My quick guesstimate is 5+ O's 
Nearly every bud was sizable and dense!


----------



## Dr. Green Fang (Oct 5, 2013)

5 trays of trim total between 2 Pineapple Chunk clones, and the 1 Jungle Rat


----------



## Gary Ganja (Oct 6, 2013)

what was your dry weight from this bagseed grow? how did it smoke? And what are you gonna do with the trimmings


----------



## Dr. Green Fang (Oct 6, 2013)

@Gary: The plant just came down yesterday, so I have no dry weight or smoke report. I do have a scissor hash report, and that is A+ haha  

Thanks for stopping in :aok:


----------



## Hushpuppy (Oct 6, 2013)

Oh yeah, she looks* Rat'tastic *:hubba: I can see how dense those buds look. And I can see the trichs looked to be nice and plump  I bet the hash from that is going to be de-lish-us  Good job Brother. I did see the nanners just starting to break out on her so I bet there will be no seeds in the finish buds since they never got the chance to pollinate or develop. Its almost a shame that you didn't get any clones from that one as the structure and bud formation looks to be pretty good.


----------



## Dr. Green Fang (Oct 7, 2013)

Thanks Hushpuppy! :aok:


----------



## Dr. Green Fang (Oct 25, 2013)

Never updated this.......

Smoke Report: Very good high, mostly head and a tad bit body. Very good taste...bit earthy I must say. Extremely smooth, and good upper feeling. 

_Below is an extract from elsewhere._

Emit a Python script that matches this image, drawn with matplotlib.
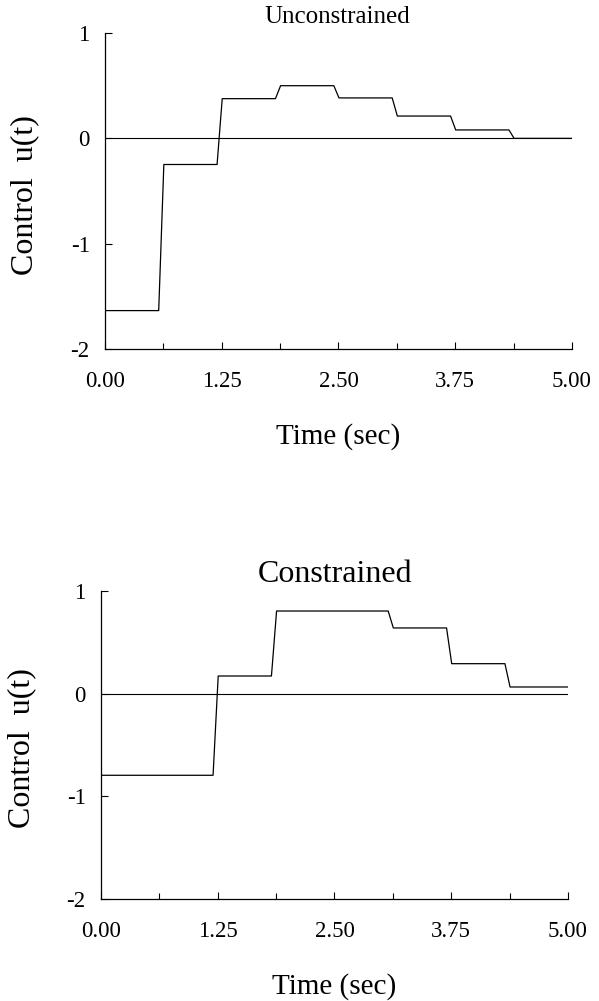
import matplotlib
matplotlib.use('Agg')
import matplotlib.pyplot as plt
from matplotlib.ticker import FixedLocator, FuncFormatter

plt.rcParams['font.family'] = ['Liberation Serif', 'DejaVu Serif']
plt.rcParams['axes.unicode_minus'] = False

# switching times (sec) and piecewise-constant control values
t_knots = [0.0, 0.625, 1.25, 1.875, 2.5, 3.125, 3.75, 4.375, 5.0]
u_unconstrained = [-1.635, -0.248, 0.377, 0.50, 0.384, 0.212, 0.08, 0.0]
u_constrained = [-0.795, -0.795, 0.172, 0.805, 0.805, 0.64, 0.292, 0.065]

x_major = [0.0, 1.25, 2.5, 3.75, 5.0]
x_minor = [0.625, 1.875, 3.125, 4.375]
y_ticks = [1, 0, -1, -2]


def stair(t, u, lead=0.05, lag=0.005):
    # the original plotter draws each switch as a short steep ramp
    xs = [t[0]]
    ys = [u[0]]
    for k in range(1, len(u)):
        xs += [t[k] - lead, t[k] + lag]
        ys += [u[k - 1], u[k]]
    xs.append(t[-1])
    ys.append(u[-1])
    return xs, ys


def style_axes(ax):
    ax.set_xlim(0, 5)
    ax.set_ylim(-2, 1)
    ax.spines['top'].set_visible(False)
    ax.spines['right'].set_visible(False)
    for s in ['left', 'bottom']:
        ax.spines[s].set_linewidth(0.9)
    ax.xaxis.set_major_locator(FixedLocator(x_major))
    ax.xaxis.set_minor_locator(FixedLocator(x_minor))
    ax.xaxis.set_major_formatter(FuncFormatter(lambda v, p: '%.2f' % v))
    ax.yaxis.set_major_locator(FixedLocator(y_ticks))
    ax.yaxis.set_major_formatter(FuncFormatter(lambda v, p: '%d' % v))
    ax.tick_params(axis='x', which='major', direction='in', length=5, width=0.8,
                   labelsize=16.5, pad=16)
    ax.tick_params(axis='x', which='minor', direction='in', length=4, width=0.8)
    ax.tick_params(axis='y', which='major', direction='in', length=5, width=0.8,
                   labelsize=16.5, pad=11)
    ax.axhline(0, color='black', lw=0.8)


fig = plt.figure(figsize=(5.99, 10.01), dpi=100)

ax1 = fig.add_axes([0.1753, 0.6513, 0.7796, 0.3157])
xs, ys = stair(t_knots, u_unconstrained)
ax1.plot(xs, ys, color='black', lw=0.9)
style_axes(ax1)

ax2 = fig.add_axes([0.1686, 0.1019, 0.7796, 0.3077])
xs, ys = stair(t_knots, u_constrained)
ax2.plot(xs, ys, color='black', lw=0.9)
style_axes(ax2)

fig.text(337 / 599, 1 - 17 / 1001, 'Unconstrained', ha='center', va='center', fontsize=18)
fig.text(338 / 599, 1 - 437 / 1001, 'Time (sec)', ha='center', va='center', fontsize=21)
fig.text(25 / 599, 1 - 195 / 1001, 'Control  u(t)', ha='center', va='center',
         rotation=90, fontsize=23)

fig.text(335 / 599, 1 - 575 / 1001, 'Constrained', ha='center', va='center', fontsize=23)
fig.text(334 / 599, 1 - 987 / 1001, 'Time (sec)', ha='center', va='center', fontsize=21)
fig.text(22 / 599, 1 - 748 / 1001, 'Control  u(t)', ha='center', va='center',
         rotation=90, fontsize=23)

fig.savefig('out.png', dpi=100)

Yield: I got 5.3 oz's from this girl. Considering how her life was, I was happy to get anything! Also, only 2 seeds have been found so far......... not too shabby! Extremely dense in structure. A little bit is all you need to break up in the grinder, which you MUST do with this stuff, lol! 

Thanks any and everyone for reading. Figured I'd hop back in here and at least give it an update. Not too bad for a random bag seed that vegg'd nearly all summer outside, fell over multiple times, forgot to get watered for days on end... and ending up producing nearly seedless med's, and very dense. 

Fun


----------